Pro Kontra Publik Terhadap Kurikulum 2013
Kurikulum 2013, yang rencananya diterapkan mulai tahun ajaran 2013/2014, masih menimbulkan pro dan kontra di kalangan praktisi pendidikan. Pihak yang mendukung kurikulum baru menyatakan, Kurikulum 2013 memadatkan pelajaran sehingga tidak membebani siswa, lebih fokus pada tantangan masa depan bangsa, dan tidak memberatkan guru dalam penyusunan kurikulum tingkat satuan pendidikan.
Pihak yang kontra menyatakan, Kurikulum 2013 justru kurang fokus karena menggabungkan mata pelajaran IPA dengan Bahasa Indonesia di sekolah dasar. Ini terlalu ideal karena tidak mempertimbangkan kemampuan guru serta tidak dilakukan uji coba dulu di sejumlah sekolah sebelum diterapkan. “Masa sosialisasinya juga terlalu pendek,” Kata David Bambang, Guru SD Negeri 03 Santas, Entikong, Kabupaten Sanggau, Kalimantan Barat, Kamis (20/12).
Persamaan dan Perbedaan Antara KTSP dan Kurikulum 2013
1. PERSAMAAN
- Kurikulum 2006 (KTSP) dan Kurikulum 2013 sama-sama menampilkan teks sebagai butir-butir KD.
- Untuk struktur kurikulumnya baik pada KTSP atau pada 2013 sama-sama dibuat atau dirancang oleh pemerintah tepatnya oleh Depdiknas.
- Beberapa mata pelajaran masih ada yang sama seperti KTSP.
- Terdapat kesamaan esensi kurikulum, misalnya pada pendekatan ilmiah yang pada hakekatnya berpusat pada siswa. Dimana siswa yang mencari pengetahuan bukan menerima pengetahuan.
2. PERBEDAAN
KTSP
- Mata pelajaran tertentu mendukung kompetensi tertentu
- Mata pelajaran dirancang berdiri sendiri dan memiliki kompetensi dasar sendiri
- Bahasa Indonesia sejajar dengan mapel lain
- Tiap mata pelajaran diajarkan dengan pendekatan berbeda
- Tiap jenis konten pembelajaran diajarkan terpisah
- Tematik untuk kelas I-III (belum integratif)
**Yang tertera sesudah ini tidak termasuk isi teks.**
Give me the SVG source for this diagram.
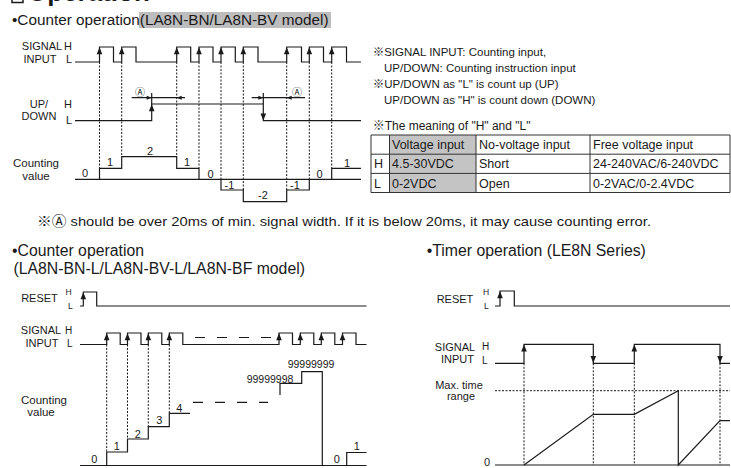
<svg xmlns="http://www.w3.org/2000/svg" xmlns:xlink="http://www.w3.org/1999/xlink" width="731" height="468" viewBox="0 0 731 468">
<style>
text{font-family:"Liberation Sans",Arial,"Noto Sans CJK JP",sans-serif;fill:#1a1a1a}
.ttl{font-size:15.3px}
.ttl2{font-size:15.8px}
.lb{font-size:11px}
.sm{font-size:8.5px}
.num{font-size:11px;text-anchor:middle}
.mid{text-anchor:middle}
.nt{font-size:11.5px}
.tb{font-size:12.5px}
.cjk{font-family:"Noto Sans CJK JP",sans-serif;font-size:10px;text-anchor:middle}
.ln{fill:none;stroke:#1a1a1a;stroke-width:1.2}
.dot{fill:none;stroke:#1a1a1a;stroke-width:1;stroke-dasharray:2 1.5}
.dsh{fill:none;stroke:#1a1a1a;stroke-width:1.2;stroke-dasharray:10 12}
.tl{fill:none;stroke:#333;stroke-width:1}
.ah{fill:#1a1a1a}
</style>
<defs>
<path id="au" class="ah" d="M0,0 L-2.8,7 L2.8,7 Z"/>
<path id="ad" class="ah" d="M0,0 L-2.8,-7 L2.8,-7 Z"/>
<path id="ar" class="ah" d="M0,0 L-5,-2 L-5,2 Z"/>
<path id="al" class="ah" d="M0,0 L5,-2 L5,2 Z"/>
</defs>

<g id="heading">
<rect x="12" y="-12" width="11" height="14.5" fill="none" stroke="#1a1a1a" stroke-width="1.5"/>
<text x="27" y="1" style="font-size:26px;font-weight:bold">Operation</text>
</g>

<g id="chart1">
<rect x="139" y="12" width="192" height="16" fill="#bdbdbd"/>
<text class="ttl" x="12" y="25">•Counter operation(LA8N-BN/LA8N-BV model)</text>
<g id="c1-labels" class="lb">
<text x="42" y="50" class="mid">SIGNAL</text>
<text x="40" y="62.5" class="mid">INPUT</text>
<text x="64" y="50">H</text>
<text x="66" y="63">L</text>
<text x="39" y="108" class="mid">UP/</text>
<text x="39" y="120" class="mid">DOWN</text>
<text x="64" y="108">H</text>
<text x="66" y="124">L</text>
<text x="36" y="166.5" class="mid" style="font-size:11.5px">Counting</text>
<text x="36" y="179.5" class="mid" style="font-size:11.5px">value</text>
</g>
<g id="c1-connectors">
<path class="ln" d="M75,62 H99.5 V47 H113.5 V62 H121.7 V47 H136 V62 H176.7 V47 H190.7 V62 H199 V47 H213 V62 H221 V47 H235.3 V62 H243.3 V47 H258 V62 H286.7 V47 H301.5 V62 H309.3 V47 H323.5 V62 H331.7 V47 H346.5 V62 H361"/>
<use xlink:href="#au" x="99.5" y="47.3"/>
<use xlink:href="#au" x="121.7" y="47.3"/>
<use xlink:href="#au" x="176.7" y="47.3"/>
<use xlink:href="#au" x="199" y="47.3"/>
<use xlink:href="#au" x="221" y="47.3"/>
<use xlink:href="#au" x="243.3" y="47.3"/>
<use xlink:href="#au" x="286.7" y="47.3"/>
<use xlink:href="#au" x="309.3" y="47.3"/>
<use xlink:href="#au" x="331.7" y="47.3"/>
<path class="dot" d="M99.5,62 V168.3 M121.7,62 V156.7 M176.7,62 V156.7 M199,62 V168.3 M221,62 V179.3 M243.3,62 V190 M286.7,62 V190 M309.3,62 V179.3 M331.7,62 V168.3"/>
<path class="ln" d="M75,120.7 H151.7 V104 H263.3 V120.7 H361"/>
<path class="ln" d="M151.7,104 V93 M263.3,104 V93" stroke-width="1"/>
<use xlink:href="#au" x="151.7" y="104.3"/>
<use xlink:href="#ad" x="263.3" y="120.4"/>
<path class="ln" stroke-width="1" d="M131.7,97.7 H185 M251.7,97.7 H305"/>
<use xlink:href="#ar" x="151.7" y="97.7"/>
<use xlink:href="#al" x="176.7" y="97.7"/>
<use xlink:href="#ar" x="263.3" y="97.7"/>
<use xlink:href="#al" x="286.7" y="97.7"/>
<path class="ln" d="M75,179.3 H361"/>
<path class="ln" d="M99.5,179.3 V168.3 H121.7 V156.7 H176.7 V168.3 H199 V179.3 M221,179.3 V190 H243.3 V201.7 H286.7 V190 H309.3 V179.3 M331.7,179.3 V168.3 H361"/>
</g>
<text class="cjk" x="140" y="96">Ⓐ</text>
<text class="cjk" x="297" y="96">Ⓐ</text>
<g id="c1-values" class="num">
<text x="85" y="177">0</text>
<text x="110" y="166">1</text>
<text x="150" y="155">2</text>
<text x="187" y="166">1</text>
<text x="210.5" y="177.5">0</text>
<text x="229.5" y="189">-1</text>
<text x="263" y="199">-2</text>
<text x="295" y="189">-1</text>
<text x="319.5" y="177.5">0</text>
<text x="347" y="167">1</text>
</g>
</g>

<g id="notes">
<text class="nt" x="372.7" y="56">※SIGNAL INPUT: Counting input,</text>
<text class="nt" x="384" y="72">UP/DOWN: Counting instruction input</text>
<text class="nt" x="372.7" y="88">※UP/DOWN as "L" is count up (UP)</text>
<text class="nt" x="384" y="104">UP/DOWN as "H" is count down (DOWN)</text>
<text class="nt" x="372.7" y="129.5" style="font-size:12px">※The meaning of "H" and "L"</text>
</g>

<g id="table">
<rect x="389.5" y="135" width="86.5" height="57.5" fill="#c4c4c4"/>
<path class="tl" d="M371,135 H730 M371,154.2 H730 M371,173.4 H730 M371,192.5 H730 M371,135 V192.5 M389.5,135 V192.5 M476,135 V192.5 M590,135 V192.5 M730,135 V192.5"/>
<g class="tb">
<text x="392" y="149">Voltage input</text>
<text x="479" y="149">No-voltage input</text>
<text x="593" y="149">Free voltage input</text>
<text x="374" y="168.3">H</text>
<text x="392" y="168.3">4.5-30VDC</text>
<text x="479" y="168.3">Short</text>
<text x="593" y="168.3">24-240VAC/6-240VDC</text>
<text x="374" y="187.5">L</text>
<text x="392" y="187.5">0-2VDC</text>
<text x="479" y="187.5">Open</text>
<text x="593" y="187.5">0-2VAC/0-2.4VDC</text>
</g>
</g>

<g id="footnote">
<text x="37" y="226" style="font-size:13.5px" textLength="614" lengthAdjust="spacingAndGlyphs">※Ⓐ should be over 20ms of min. signal width. If it is below 20ms, it may cause counting error.</text>
</g>

<g id="chart2">
<text class="ttl2" x="12" y="256">•Counter operation</text>
<text class="ttl2" x="13.5" y="273.5">(LA8N-BN-L/LA8N-BV-L/LA8N-BF model)</text>
<g class="lb">
<text x="39.5" y="302" class="mid">RESET</text>
<text x="41" y="334" class="mid">SIGNAL</text>
<text x="42" y="347" class="mid">INPUT</text>
<text x="65" y="334" style="font-size:10px">H</text>
<text x="67" y="347" style="font-size:10px">L</text>
<text x="44" y="404" class="mid" style="font-size:11.5px">Counting</text>
<text x="41" y="415.5" class="mid" style="font-size:11.5px">value</text>
</g>
<text class="sm" x="65.5" y="295">H</text>
<text class="sm" x="68" y="309">L</text>
<g id="c2-connectors">
<path class="ln" d="M80,306 H83.3 V292 H96.7 V306 H366.5"/>
<use xlink:href="#au" x="83.3" y="292.3"/>
<path class="ln" d="M80,344.5 H106.7 V333 H120.2 V344.5 H127.5 V333 H141 V344.5 H148.3 V333 H161.8 V344.5 H169.3 V333 H182.8 V344.5 H279 V333 H292.5 V344.5 H300.3 V333 H313.8 V344.5 H321.3 V333 H334.8 V344.5 H342.5 V333 H356 V344.5 H366.5"/>
<path class="dsh" d="M195,337.5 H271"/>
<use xlink:href="#au" x="106.7" y="333.3"/>
<use xlink:href="#au" x="127.5" y="333.3"/>
<use xlink:href="#au" x="148.3" y="333.3"/>
<use xlink:href="#au" x="169.3" y="333.3"/>
<use xlink:href="#au" x="279" y="333.3"/>
<use xlink:href="#au" x="300.3" y="333.3"/>
<use xlink:href="#au" x="321.3" y="333.3"/>
<use xlink:href="#au" x="342.5" y="333.3"/>
<path class="dot" d="M106.7,344.5 V452 M127.5,344.5 V439 M148.3,344.5 V426.7 M169.3,344.5 V413.3"/>
<path class="ln" d="M80,465.5 H366.5"/>
<path class="ln" d="M106.7,465.5 V452 H127.5 V439 H148.3 V426.7 H169.3 V413.3 H190"/>
<path class="dsh" d="M193,402.3 H268"/>
<path class="ln" d="M280,395 V383.3 H301.7 V371.7 H322.3 V465.5"/>
<path class="ln" d="M346.7,465.5 V452.5 H366.5"/>
</g>
<g class="num">
<text x="94.3" y="462.5">0</text>
<text x="116.7" y="450">1</text>
<text x="137.7" y="437.5">2</text>
<text x="159.3" y="424">3</text>
<text x="179.3" y="411.5">4</text>
<text x="336.7" y="462.5">0</text>
<text x="356.7" y="450">1</text>
</g>
<text x="270" y="382.5" class="mid" style="font-size:10.5px">99999998</text>
<text x="311" y="368" class="mid" style="font-size:10.5px">99999999</text>
</g>

<g id="chart3">
<text class="ttl2" x="426.7" y="256">•Timer operation (LE8N Series)</text>
<g class="lb">
<text x="455" y="302.5" class="mid">RESET</text>
<text x="455" y="350.5" class="mid">SIGNAL</text>
<text x="457.5" y="362.5" class="mid">INPUT</text>
<text x="482" y="350" style="font-size:10px">H</text>
<text x="482" y="364" style="font-size:10px">L</text>
<text x="459" y="388.5" class="mid">Max. time</text>
<text x="461" y="400" class="mid">range</text>
<text x="487" y="466" class="mid">0</text>
</g>
<text class="sm" x="483" y="295">H</text>
<text class="sm" x="484" y="309">L</text>
<g id="c3-connectors">
<path class="ln" d="M495,306 H500 V291 H514.3 V306 H730"/>
<use xlink:href="#au" x="500" y="291.3"/>
<path class="ln" d="M495,363.3 H524 V344.3 H593.3 V363.3 H634.3 V344.3 H720 V363.3 H730"/>
<use xlink:href="#au" x="524" y="344.6"/>
<use xlink:href="#ad" x="593.3" y="363"/>
<use xlink:href="#au" x="634.3" y="344.6"/>
<use xlink:href="#ad" x="720" y="363"/>
<path class="dot" stroke-dasharray="3 2" d="M524,363.3 V465 M593.3,363.3 V465 M634.3,363.3 V465 M720,363.3 V465 M495,390.7 H730"/>
<path class="ln" d="M495,465 H730"/>
<path class="ln" d="M524,465 L593.3,414.3 H634.3 L678.3,390.7 V465 L720,420.7 H730"/>
</g>
</g>
</svg>
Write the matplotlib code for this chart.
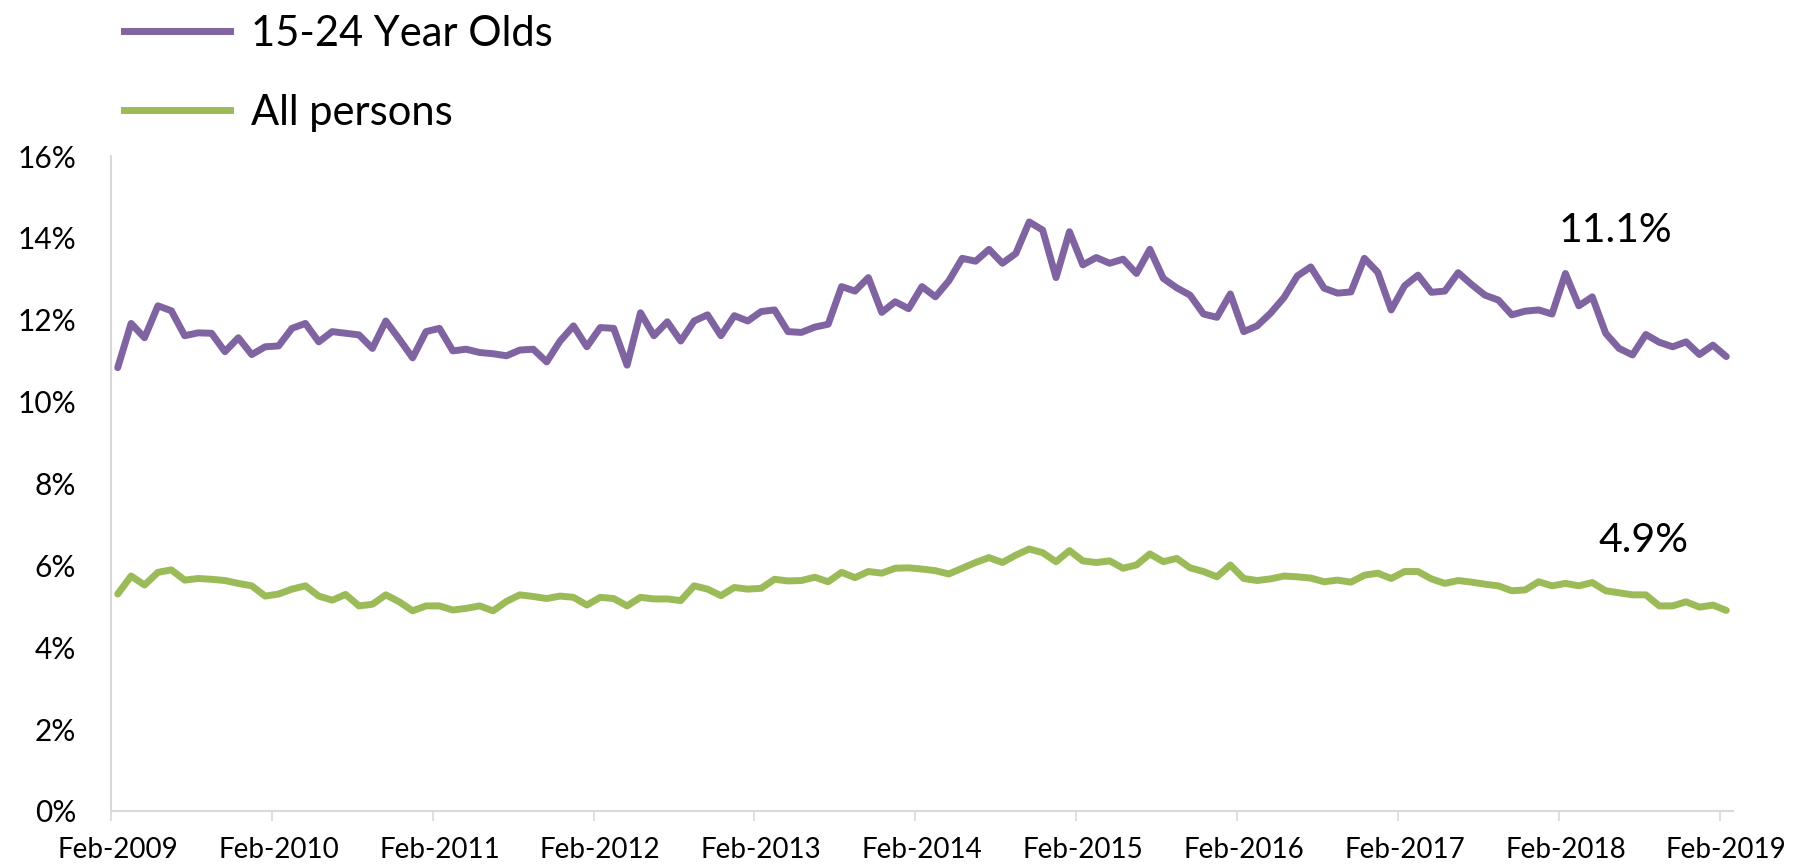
import matplotlib
matplotlib.use("Agg")
import matplotlib.pyplot as plt
from matplotlib.lines import Line2D
from matplotlib.ticker import FuncFormatter

plt.rcParams["font.family"] = ["Lato", "DejaVu Sans"]

# monthly unemployment rate (%), Feb-2009 .. Feb-2019
youth = [10.83, 11.91, 11.56, 12.34, 12.22, 11.61, 11.68, 11.67, 11.22, 11.56,
         11.15, 11.34, 11.36, 11.79, 11.91, 11.46, 11.71, 11.67, 11.63, 11.30,
         11.97, 11.53, 11.07, 11.71, 11.79, 11.24, 11.28, 11.20, 11.17, 11.12,
         11.26, 11.28, 10.97, 11.48, 11.85, 11.34, 11.81, 11.79, 10.89, 12.17,
         11.61, 11.95, 11.48, 11.97, 12.12, 11.61, 12.10, 11.97, 12.20, 12.24,
         11.71, 11.69, 11.82, 11.89, 12.81, 12.70, 13.03, 12.18, 12.44, 12.27,
         12.81, 12.56, 12.95, 13.50, 13.43, 13.72, 13.38, 13.62, 14.39, 14.19,
         13.03, 14.15, 13.34, 13.52, 13.38, 13.48, 13.13, 13.72, 13.01, 12.78,
         12.60, 12.14, 12.06, 12.63, 11.71, 11.85, 12.16, 12.54, 13.07, 13.29,
         12.77, 12.65, 12.68, 13.50, 13.16, 12.24, 12.83, 13.09, 12.67, 12.70,
         13.15, 12.86, 12.60, 12.48, 12.12, 12.21, 12.24, 12.14, 13.13, 12.34,
         12.56, 11.67, 11.30, 11.14, 11.64, 11.45, 11.34, 11.46, 11.15, 11.38,
         11.1]
allp = [5.30, 5.74, 5.52, 5.83, 5.89, 5.64, 5.68, 5.66, 5.63, 5.56,
        5.50, 5.25, 5.30, 5.42, 5.50, 5.25, 5.15, 5.29, 5.01, 5.05,
        5.28, 5.11, 4.89, 5.01, 5.01, 4.91, 4.95, 5.01, 4.89, 5.12,
        5.28, 5.24, 5.19, 5.25, 5.22, 5.03, 5.22, 5.19, 5.01, 5.22,
        5.18, 5.18, 5.14, 5.50, 5.42, 5.26, 5.46, 5.42, 5.44, 5.66,
        5.62, 5.63, 5.71, 5.60, 5.83, 5.70, 5.85, 5.81, 5.93, 5.94,
        5.91, 5.87, 5.79, 5.93, 6.07, 6.19, 6.07, 6.25, 6.40, 6.31,
        6.09, 6.36, 6.11, 6.07, 6.11, 5.93, 6.01, 6.28, 6.09, 6.17,
        5.94, 5.85, 5.72, 6.01, 5.68, 5.63, 5.67, 5.74, 5.72, 5.69,
        5.60, 5.64, 5.59, 5.76, 5.81, 5.68, 5.85, 5.85, 5.67, 5.56,
        5.63, 5.59, 5.54, 5.50, 5.38, 5.40, 5.60, 5.50, 5.56, 5.50,
        5.58, 5.38, 5.33, 5.28, 5.28, 5.01, 5.01, 5.11, 4.98, 5.03,
        4.9]
year_labels = ["Feb-%d" % y for y in range(2009, 2020)]

PURPLE = "#8064A2"
GREEN = "#9BBB59"
AXC = "#D9D9D9"

n = len(youth)
xs = [i + 0.5 for i in range(n)]  # category centres, Excel style

fig = plt.figure(figsize=(18.02, 8.67), dpi=100)
ax = fig.add_axes([111 / 1802, 56 / 867, (1733 - 111) / 1802, (811 - 156) / 867])

kw = dict(lw=5, solid_joinstyle="round", solid_capstyle="round")
ax.plot(xs, youth, color=PURPLE, **kw)
ax.plot(xs, allp, color=GREEN, **kw)

ax.set_xlim(0, n)
ax.set_ylim(0, 16)
ax.set_yticks(range(0, 17, 2))
ax.yaxis.set_major_formatter(FuncFormatter(lambda v, p: "%d%%" % v))
ax.tick_params(axis="y", length=0, pad=25, labelsize=21.5)

ax.set_xticks(range(0, n, 12), labels=[""] * len(range(0, n, 12)))
ax.set_xticks([i + 0.5 for i in range(0, n, 12)], labels=year_labels, minor=True)
ax.tick_params(axis="x", which="major", length=7, width=1.2, color=AXC)
ax.tick_params(axis="x", which="minor", length=0, pad=19, labelsize=20)

for s in ("top", "right"):
    ax.spines[s].set_visible(False)
for s in ("left", "bottom"):
    ax.spines[s].set_color(AXC)
    ax.spines[s].set_linewidth(1.5)

# end-of-series labels
ax.text(112.2, 13.9, "%.1f%%" % youth[-1], ha="center", va="baseline", fontsize=29.5)
ax.text(114.3, 6.33, "%.1f%%" % allp[-1], ha="center", va="baseline", fontsize=29.5)

handles = [Line2D([], [], color=PURPLE, lw=5), Line2D([], [], color=GREEN, lw=5)]
fig.legend(handles, ["15-24 Year Olds", "All persons"], loc="upper left",
           bbox_to_anchor=(124 / 1802, 0.983), frameon=False, fontsize=30,
           handlelength=2.55, handletextpad=0.5, labelspacing=0.98,
           borderpad=0, borderaxespad=0)

fig.savefig("out.png", dpi=100)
- TIK mata pelajaran sendiri
- Bahasa Indonesia sebagai pengetahuan
- Untuk SMA ada penjurusan sejak kelas XI
- SMA dan SMK tanpa kesamaan kompetensi
- Penjurusan di SMK sangat detil
K13
- Tiap mata pelajaran mendukung semua kompetensi (Sikap, Keteampilan, Pengetahuan)
- Mata pelajaran dirancang terkait satu dengan yang lain dan memiliki kompetensi dasar yang diikat oleh kompetensi inti tiap kelas
- Bahasa Indonesia sebagai penghela mapel lain (sikap dan keterampilan berbahasa)
- Semua mata pelajaran diajarkan dengan pendekatan yang sama (saintifik) melalui mengamati, menanya, mencoba, menalar
- Bermacam jenis konten pembelajaran diajarkan terkait dan terpadu satu sama lainKonten ilmu pengetahuan diintegrasikan dan dijadikan penggerak konten pembelajaran lainnya
- Tematik integratif untuk kelas I-III
- TIK merupakan sarana pembelajaran, dipergunakan sebagai media pembelajaran mata pelajaran lain
- Bahasa Indonesia sebagai alat komunikasi dan carrier of knowledge
- Tidak ada penjurusan SMA. Ada mata pelajaran wajib, peminatan, antar minat, dan pendalaman minat
- SMA dan SMK memiliki mata pelajaran wajib yang sama terkait dasar-dasar pengetahuan, keterampilan dan sikap.
- Penjurusan di SMK tidak terlalu detil sampai bidang studi, didalamnya terdapat pengelompokkan peminatan
Sumber:
- Hasibuan, Lias. Tanpa tahun. Kurikulum dan Pemikiran Pendidikan. Jakarta: Gaung Persada.
- Mulyasa, E. 2005. Kurikulum Berbasis Kompetensi Konsep, Karakteristik, Dan Implementas, Bandung: PT. Remaja Rosdakarya
- Mulyasa, E. 2007. Kurikulum Tingkat Satuan Pendidikan Sebuah Panduan Praktis. Bandung: PT. Remaja Rosdakarya.
- Muslich, Masnur. 2007. Kurikulum Tingkat Satuan Pendidikan. Jakarta : Bumi Aksara.